I’ve also noticed the libertarian angle popping up more often. But I appreciate that Lenore has kept most of the rabid politics out of the discussions. The topics covered with her intelligent insight have a lot of common ground and are a breath of fresh air compared to elsewhere on the internet or in the news.
It blows my mind that people think the way they do. I’m an “older” (38) mom of a nearly-2-yr-old, and my husband is 48, so we had normal free-range childhoods. This fear we see around us is distressing. I work with a lot of special-needs kids, so until recently I thought that playdates were for kids who couldn’t make friends on their own. I’ve been arguing for years that the kidnapping risk is way overblown, that if you look at the stats you can see that. Fortunately my parents realized that too: I grew up in the same town as Adam Walsh. When he was taken, my parents told us what happened, that it wasn’t something we should worry about happening to us, but instead how to keep ourselves safe (reasonably), and to pay attention to odd adult behavior. I think being raised to think critically was a real gift: I traveled internationally with one friend at age 17, I moved cross-country on my own as a single woman; I bought and run my own business. I could never understand why people found this remarkable but now I see how many folks are crippled by “what if?!?” This thinking persists across many domains, not just child-rearing. Obstetrics, for example. Don’t even get me started there…

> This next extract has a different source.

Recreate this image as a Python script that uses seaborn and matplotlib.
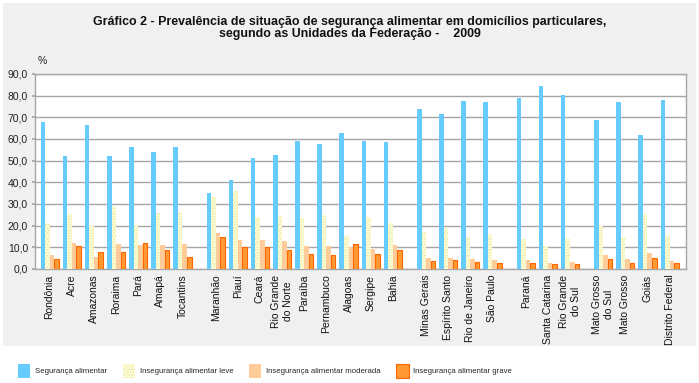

Dancing – I agree. At the same time, while keeping away from the extremes or rabid politics, there is undeniably a political aspect to this philosophy – whether it’s my approach that it’s really about the rights of kids, not a parenting choice, or just the observation that the government is promoting so much of this fear, for reasons that make money for big business. Just like you can’t ignore the educational implications of the philosophy, which is why we’re seeing more Gray and Sudbury discussion.